芥川賞と直木賞は、日本文学界で最も注目される2大文学賞👀
先日発表された第173回ではなんと受賞作が「該当なし」。1998年以来、実に27年ぶりの出来事となり、ニュースでも話題になりました。
紹介したい本:
芥川賞過去受賞作品で、ぜひ紹介したいのは井戸川射子さんの『この世の喜びよ』。
2022年の受賞作で、詩人でもある著者の繊細な文体が特徴です。物語は、一人の母親が、ある少女との出会いをきっかけに、成長した娘たちの“かつて幼かった日々”を静かにたどり直していくものです。帯には、「思い出すことは、世界に出会い直すこと」と書かれています。

母の心を深く描く:
私は、母親の視点で描かれたこの物語に、自分の母の姿を重ねながら読みました。読み進めるうちに、「ありがとう」「ごめんね」が頭の中に浮かんできて、涙が止まりませんでした。

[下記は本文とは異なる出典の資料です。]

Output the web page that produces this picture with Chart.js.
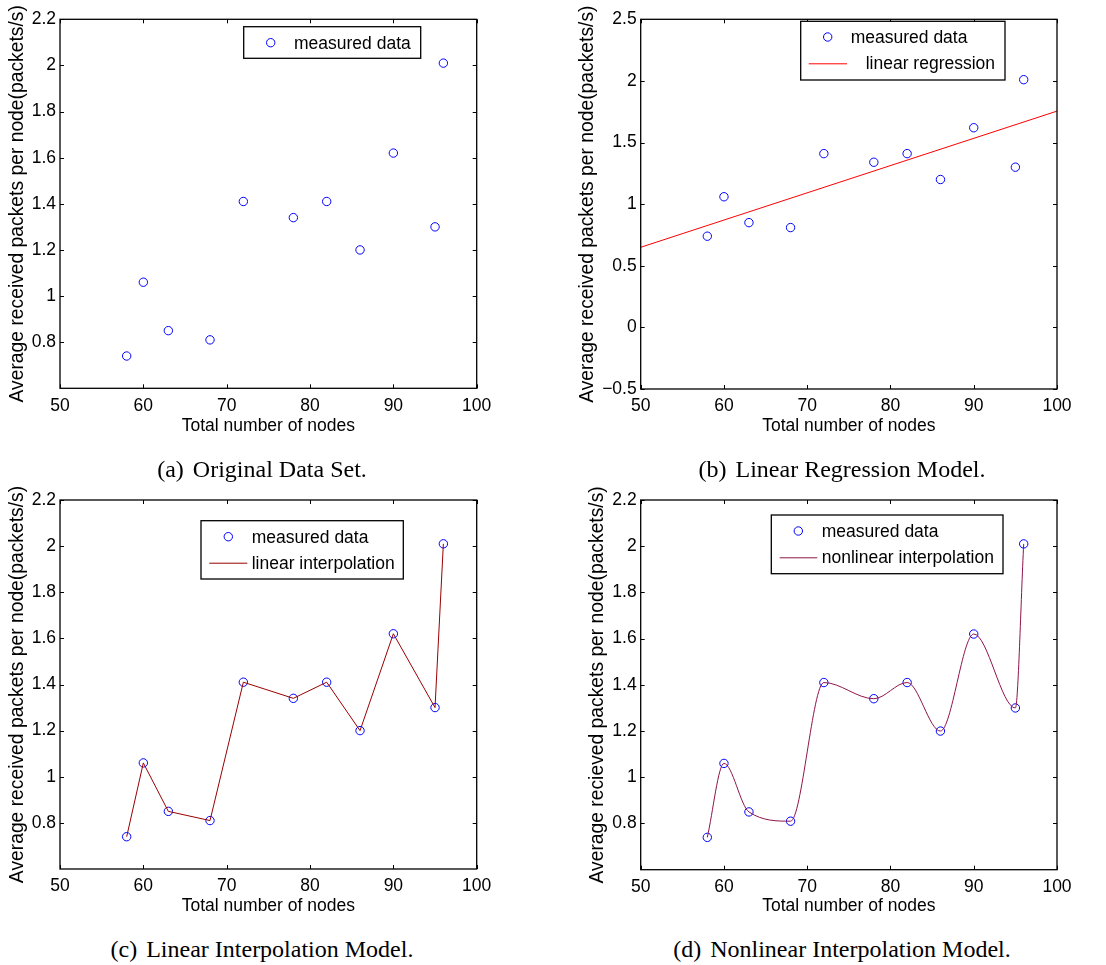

表紙の可愛らしさからは想像できない、言葉の深さと感情の重み。読みやすいとは言えないけれど、心に深く響く作品です。
芥川賞がなければきっと出会わなかった作家。知らなかった文体。そこに触れられたことが、何よりの“ときめき”でした。これからも、芥川賞で出会える物語を楽しみにしていたい。また心をざわつかせてくれる一冊と、出会えますように!